Copy out each line below exactly as it appears.

__Data listing__:
———
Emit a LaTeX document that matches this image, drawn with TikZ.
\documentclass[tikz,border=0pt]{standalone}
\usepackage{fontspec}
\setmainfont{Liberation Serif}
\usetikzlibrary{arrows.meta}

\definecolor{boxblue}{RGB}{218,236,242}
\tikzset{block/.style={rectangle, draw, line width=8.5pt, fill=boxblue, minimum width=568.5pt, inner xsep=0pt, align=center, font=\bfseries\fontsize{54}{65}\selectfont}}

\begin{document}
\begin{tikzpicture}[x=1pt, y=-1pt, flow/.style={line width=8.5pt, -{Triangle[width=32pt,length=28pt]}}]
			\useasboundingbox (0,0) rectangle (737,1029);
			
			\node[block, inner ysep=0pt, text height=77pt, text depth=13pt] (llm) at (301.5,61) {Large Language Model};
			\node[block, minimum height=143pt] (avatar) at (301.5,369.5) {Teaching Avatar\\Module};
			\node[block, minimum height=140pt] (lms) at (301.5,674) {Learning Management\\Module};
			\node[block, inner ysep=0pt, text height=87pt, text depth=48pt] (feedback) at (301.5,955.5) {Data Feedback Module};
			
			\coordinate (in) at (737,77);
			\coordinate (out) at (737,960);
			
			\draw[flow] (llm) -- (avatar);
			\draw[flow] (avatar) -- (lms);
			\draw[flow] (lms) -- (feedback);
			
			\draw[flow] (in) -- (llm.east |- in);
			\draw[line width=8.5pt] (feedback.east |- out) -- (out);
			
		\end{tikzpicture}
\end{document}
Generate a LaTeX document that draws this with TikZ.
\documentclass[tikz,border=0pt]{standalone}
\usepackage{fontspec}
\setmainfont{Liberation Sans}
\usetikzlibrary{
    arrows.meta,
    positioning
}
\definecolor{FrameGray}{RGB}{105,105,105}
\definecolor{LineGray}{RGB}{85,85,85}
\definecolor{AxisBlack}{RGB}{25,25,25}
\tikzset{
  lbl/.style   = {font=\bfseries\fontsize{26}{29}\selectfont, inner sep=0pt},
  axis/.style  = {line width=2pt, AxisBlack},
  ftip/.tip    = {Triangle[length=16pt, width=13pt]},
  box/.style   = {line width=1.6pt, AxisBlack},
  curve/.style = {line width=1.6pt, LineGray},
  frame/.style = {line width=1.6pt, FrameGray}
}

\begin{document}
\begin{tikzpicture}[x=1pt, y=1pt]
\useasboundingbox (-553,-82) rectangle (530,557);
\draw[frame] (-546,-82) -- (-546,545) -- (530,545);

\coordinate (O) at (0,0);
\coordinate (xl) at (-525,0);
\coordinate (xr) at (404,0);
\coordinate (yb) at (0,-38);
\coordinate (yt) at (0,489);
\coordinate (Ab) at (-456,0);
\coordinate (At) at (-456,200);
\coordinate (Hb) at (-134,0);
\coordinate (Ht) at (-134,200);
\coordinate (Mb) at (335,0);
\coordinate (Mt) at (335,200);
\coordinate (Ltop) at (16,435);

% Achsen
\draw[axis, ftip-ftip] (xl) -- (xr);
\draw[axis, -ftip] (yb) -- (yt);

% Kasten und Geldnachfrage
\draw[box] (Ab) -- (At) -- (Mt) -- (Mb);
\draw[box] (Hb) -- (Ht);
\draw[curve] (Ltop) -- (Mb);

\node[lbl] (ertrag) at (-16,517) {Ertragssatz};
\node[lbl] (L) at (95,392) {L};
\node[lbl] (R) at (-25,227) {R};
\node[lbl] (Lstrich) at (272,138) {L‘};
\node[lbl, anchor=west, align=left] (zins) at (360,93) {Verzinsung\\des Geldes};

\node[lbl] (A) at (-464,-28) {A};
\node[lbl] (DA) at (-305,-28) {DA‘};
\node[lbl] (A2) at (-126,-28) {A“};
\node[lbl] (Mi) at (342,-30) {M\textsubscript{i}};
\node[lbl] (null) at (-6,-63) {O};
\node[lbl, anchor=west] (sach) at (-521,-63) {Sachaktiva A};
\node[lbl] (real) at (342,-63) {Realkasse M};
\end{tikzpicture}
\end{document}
———
__Correct output__:
Emit a LaTeX document that matches this image, drawn with TikZ.
\documentclass[tikz,border=0pt]{standalone}
\usepackage{fontspec}
\setmainfont{Liberation Serif}
\usetikzlibrary{arrows.meta}

\definecolor{boxblue}{RGB}{218,236,242}
\tikzset{block/.style={rectangle, draw, line width=8.5pt, fill=boxblue, minimum width=568.5pt, inner xsep=0pt, align=center, font=\bfseries\fontsize{54}{65}\selectfont}}

\begin{document}
\begin{tikzpicture}[x=1pt, y=-1pt, flow/.style={line width=8.5pt, -{Triangle[width=32pt,length=28pt]}}]
			\useasboundingbox (0,0) rectangle (737,1029);
			
			\node[block, inner ysep=0pt, text height=77pt, text depth=13pt] (llm) at (301.5,61) {Large Language Model};
			\node[block, minimum height=143pt] (avatar) at (301.5,369.5) {Teaching Avatar\\Module};
			\node[block, minimum height=140pt] (lms) at (301.5,674) {Learning Management\\Module};
			\node[block, inner ysep=0pt, text height=87pt, text depth=48pt] (feedback) at (301.5,955.5) {Data Feedback Module};
			
			\coordinate (in) at (737,77);
			\coordinate (out) at (737,960);
			
			\draw[flow] (llm) -- (avatar);
			\draw[flow] (avatar) -- (lms);
			\draw[flow] (lms) -- (feedback);
			
			\draw[flow] (in) -- (llm.east |- in);
			\draw[line width=8.5pt] (feedback.east |- out) -- (out);
			
		\end{tikzpicture}
\end{document}
Generate a LaTeX document that draws this with TikZ.
\documentclass[tikz,border=0pt]{standalone}
\usepackage{fontspec}
\setmainfont{Liberation Sans}
\usetikzlibrary{
    arrows.meta,
    positioning
}
\definecolor{FrameGray}{RGB}{105,105,105}
\definecolor{LineGray}{RGB}{85,85,85}
\definecolor{AxisBlack}{RGB}{25,25,25}
\tikzset{
  lbl/.style   = {font=\bfseries\fontsize{26}{29}\selectfont, inner sep=0pt},
  axis/.style  = {line width=2pt, AxisBlack},
  ftip/.tip    = {Triangle[length=16pt, width=13pt]},
  box/.style   = {line width=1.6pt, AxisBlack},
  curve/.style = {line width=1.6pt, LineGray},
  frame/.style = {line width=1.6pt, FrameGray}
}

\begin{document}
\begin{tikzpicture}[x=1pt, y=1pt]
\useasboundingbox (-553,-82) rectangle (530,557);
\draw[frame] (-546,-82) -- (-546,545) -- (530,545);

\coordinate (O) at (0,0);
\coordinate (xl) at (-525,0);
\coordinate (xr) at (404,0);
\coordinate (yb) at (0,-38);
\coordinate (yt) at (0,489);
\coordinate (Ab) at (-456,0);
\coordinate (At) at (-456,200);
\coordinate (Hb) at (-134,0);
\coordinate (Ht) at (-134,200);
\coordinate (Mb) at (335,0);
\coordinate (Mt) at (335,200);
\coordinate (Ltop) at (16,435);

% Achsen
\draw[axis, ftip-ftip] (xl) -- (xr);
\draw[axis, -ftip] (yb) -- (yt);

% Kasten und Geldnachfrage
\draw[box] (Ab) -- (At) -- (Mt) -- (Mb);
\draw[box] (Hb) -- (Ht);
\draw[curve] (Ltop) -- (Mb);

\node[lbl] (ertrag) at (-16,517) {Ertragssatz};
\node[lbl] (L) at (95,392) {L};
\node[lbl] (R) at (-25,227) {R};
\node[lbl] (Lstrich) at (272,138) {L‘};
\node[lbl, anchor=west, align=left] (zins) at (360,93) {Verzinsung\\des Geldes};

\node[lbl] (A) at (-464,-28) {A};
\node[lbl] (DA) at (-305,-28) {DA‘};
\node[lbl] (A2) at (-126,-28) {A“};
\node[lbl] (Mi) at (342,-30) {M\textsubscript{i}};
\node[lbl] (null) at (-6,-63) {O};
\node[lbl, anchor=west] (sach) at (-521,-63) {Sachaktiva A};
\node[lbl] (real) at (342,-63) {Realkasse M};
\end{tikzpicture}
\end{document}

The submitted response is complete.